Undoubtedly one of the most influential figures in human history, Charles Darwin (1809-1882) was an English naturalist and geologist best known for his contributions to evolutionary theory, pursuant to which he argued that all species of life descended from common ancestors and that this evolutionary pattern resulted from a process that he called “natural selection.” He published his theory in the monumental On the Origin of Species (1859), one of the most seminal scientific works of all time, which even to date is the unifying theory of the life sciences.
After Darwin published Origin of Species, many translators and publishers vied to capitalize on his growing fame. Darwin favored Swiss zoologist and paleontologist Charles Forsyth Major (1843-1923) to translate The Expression of the Emotions in Man and Animals, but Major was apparently playing hard to get with respect to the assignment.
Pictured with this column is the February 11, 1873 correspondence to Major, Darwin essentially threatens to award the translation project to (gasp!) a Jew:
I am very much obligated for your note, and I am sorry that you had so much trouble and have given up the intention of bringing out a translation. I will write by this post to the Jewish gentleman and inquire whether he still wishes to translate my book.
Expression of Emotion (1872), which continued Darwin’s attempt to address questions of human origins and human psychology using his theory of evolution by natural selection, was his groundbreaking work on how animals and humans express emotions using the muscles, tissues, and bone provided by nature. Even today it still provides the point of departure for research on the theory of emotion and expression.
While it is not the purpose of this article to present a dissertation on the Torah’s views on evolution, suffice it to say this is a very controversial topic and that strong arguments exist on both sides.
With the advent of Darwin’s theories, the Jewish community found itself engaged in controversy regarding the apparent dissonance between Jewish theology and modern science. Although many believe evolution is wholly inconsistent with belief in a Creator and is contrary to the Genesis creation narrative, important Jewish authorities, including the Netziv, have maintained that evolutionary theory, properly understood, is not incompatible with fundamental Jewish belief and that traditional Jewish texts are reconcilable with modern scientific findings concerning evolution.

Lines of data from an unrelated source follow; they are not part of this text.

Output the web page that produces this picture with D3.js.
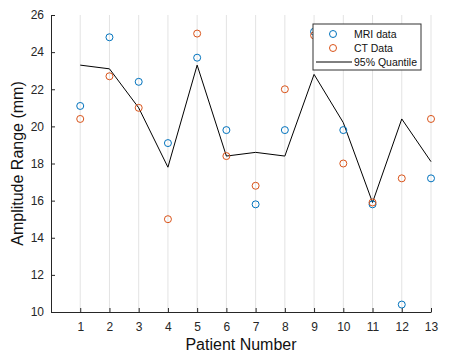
<!DOCTYPE html>
<html>
<head>
<meta charset="utf-8">
<script src="https://cdn.jsdelivr.net/npm/d3@7"></script>
<style>
  body { margin: 0; background: #fff; }
  text { font-family: Arial, "Liberation Sans", Helvetica, sans-serif; }
</style>
</head>
<body>
<svg id="chart"></svg>
<script>
// patient ids and measured values
let patients = [1, 2, 3, 4, 5, 6, 7, 8, 9, 10, 11, 12, 13];
let mriData = [21.1, 24.8, 22.4, 19.1, 23.7, 19.8, 15.8, 19.8, 25.1, 19.8, 15.8, 10.4, 17.2];
let ctData = [20.4, 22.7, 21.0, 15.0, 25.0, 18.4, 16.8, 22.0, 24.9, 18.0, 15.9, 17.2, 20.4];
let quantile = [23.3, 23.1, 21.0, 17.8, 23.3, 18.4, 18.6, 18.4, 22.8, 20.2, 15.9, 20.4, 18.1];
let yTicks = [10, 12, 14, 16, 18, 20, 22, 24, 26];
let legendLabels = ["MRI data", "CT Data", "95% Quantile"];

let width = 451, height = 359;
let margin = { top: 15, right: 20, bottom: 47, left: 51 };
let bodyWidth = width - margin.left - margin.right;
let bodyHeight = height - margin.top - margin.bottom;

let svg = d3.select("#chart").attr("width", width).attr("height", height);
let body = svg.append("g").attr("transform", `translate(${margin.left},${margin.top})`);

let xScale = d3.scaleLinear().domain([0, 13]).range([0, bodyWidth]);
let yScale = d3.scaleLinear().domain([10, 26]).range([bodyHeight, 0]);

let blue = "#0072BD", orange = "#D95319", axisColor = "#262626";

// vertical grid
body.selectAll(".grid").data(patients).enter()
  .append("line")
  .attr("x1", d => xScale(d)).attr("x2", d => xScale(d))
  .attr("y1", 0).attr("y2", bodyHeight)
  .attr("stroke", "#e3e3e3").attr("stroke-width", 1);

// axes
let axisX = d3.axisBottom(xScale).tickValues(patients).tickSize(-4).tickPadding(10).tickSizeOuter(0);
let gX = body.append("g").attr("transform", `translate(0,${bodyHeight})`).call(axisX);
let axisY = d3.axisLeft(yScale).tickValues(yTicks).tickSize(-4).tickPadding(7).tickSizeOuter(0);
let gY = body.append("g").call(axisY);
[gX, gY].forEach(g => {
  g.select(".domain").attr("stroke", axisColor);
  g.selectAll(".tick line").attr("stroke", axisColor);
  g.selectAll(".tick text").attr("fill", axisColor).style("font-size", "12px")
    .style("font-family", "Arial, 'Liberation Sans', sans-serif");
});

// quantile line
let line = d3.line().x((d, i) => xScale(patients[i])).y(d => yScale(d));
body.append("path").datum(quantile)
  .attr("d", line).attr("fill", "none").attr("stroke", "#000").attr("stroke-width", 1);

// markers
function drawPoints(values, color) {
  body.append("g").selectAll("circle").data(values).enter()
    .append("circle")
    .attr("cx", (d, i) => xScale(patients[i]))
    .attr("cy", d => yScale(d))
    .attr("r", 3.5)
    .attr("fill", "none").attr("stroke", color).attr("stroke-width", 1);
}
drawPoints(mriData, blue);
drawPoints(ctData, orange);

// axis titles
svg.append("text")
  .attr("x", margin.left + bodyWidth / 2).attr("y", 350)
  .attr("text-anchor", "middle").attr("fill", "#111").style("font-size", "16px")
  .text("Patient Number");
svg.append("text")
  .attr("transform", `translate(23,${margin.top + bodyHeight / 2}) rotate(-90)`)
  .attr("text-anchor", "middle").attr("fill", "#111").style("font-size", "16px")
  .text("Amplitude Range (mm)");

// legend
let legend = svg.append("g").attr("transform", "translate(313,24)");
legend.append("rect").attr("width", 108).attr("height", 46)
  .attr("fill", "#fff").attr("stroke", "#333").attr("stroke-width", 1);
let rowY = [10, 24, 38];
legend.append("circle").attr("cx", 20).attr("cy", rowY[0]).attr("r", 3.5)
  .attr("fill", "none").attr("stroke", blue);
legend.append("circle").attr("cx", 20).attr("cy", rowY[1]).attr("r", 3.5)
  .attr("fill", "none").attr("stroke", orange);
legend.append("line").attr("x1", 3).attr("x2", 39).attr("y1", rowY[2]).attr("y2", rowY[2])
  .attr("stroke", "#000");
legend.selectAll(".lbl").data(legendLabels).enter()
  .append("text")
  .attr("x", 41).attr("y", (d, i) => rowY[i] + 4)
  .attr("fill", "#111").style("font-size", "10.5px")
  .text(d => d);
</script>
</body>
</html>
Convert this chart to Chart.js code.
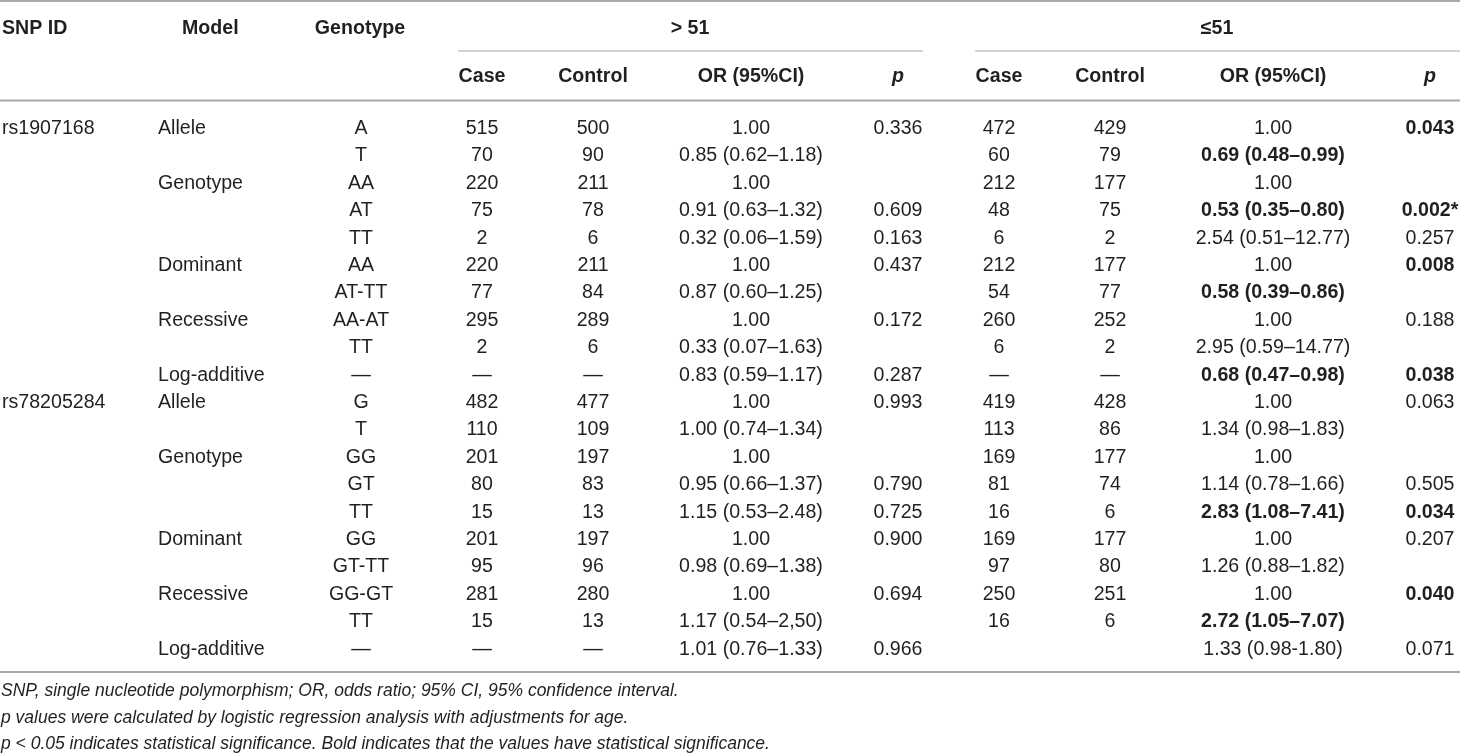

Thus, Rav Shimshon Raphael Hirsch, while carefully noting that he did not personally agree with Darwin’s theory and that it had never been empirically proven, wrote that evolution through natural selection presents no challenge to Jewish theology because it would mean only that Hashem, rather than creating a multiplicity of species, had instead brought the incredible diversity of life into existence through the creation of a singular life-form accompanied by a divine law of adaptation.
Some evidence exists that Darwin received direct support from Jewish leaders emphasizing that his theory of evolution is entirely consistent with scripture. In one of the few recorded incidents evidencing Darwin’s contact with Jews, Naphtali Lewy (or “Halevi”), a noted writer, sent him a cover letter and his book, Toldot Adam, in which he argued that the subtleties of Hebrew vocabulary and the choice of particular Hebrew words in the Torah favored evolution, as did some passages in the Midrash Rabbah and the Talmud. As Darwin could not read Hebrew, he arranged for its translation and the letter, translated by an unknown “learned rabbi,” is in the Darwin collection at the Cambridge University library. In The Life and Letters of Charles Darwin, Darwin boasted that that “even an essay in Hebrew has appeared on it, showing that the theory is contained in the Old Testament” and, though he did not specifically cite the essay, he may well have been referring to Toldot Adam.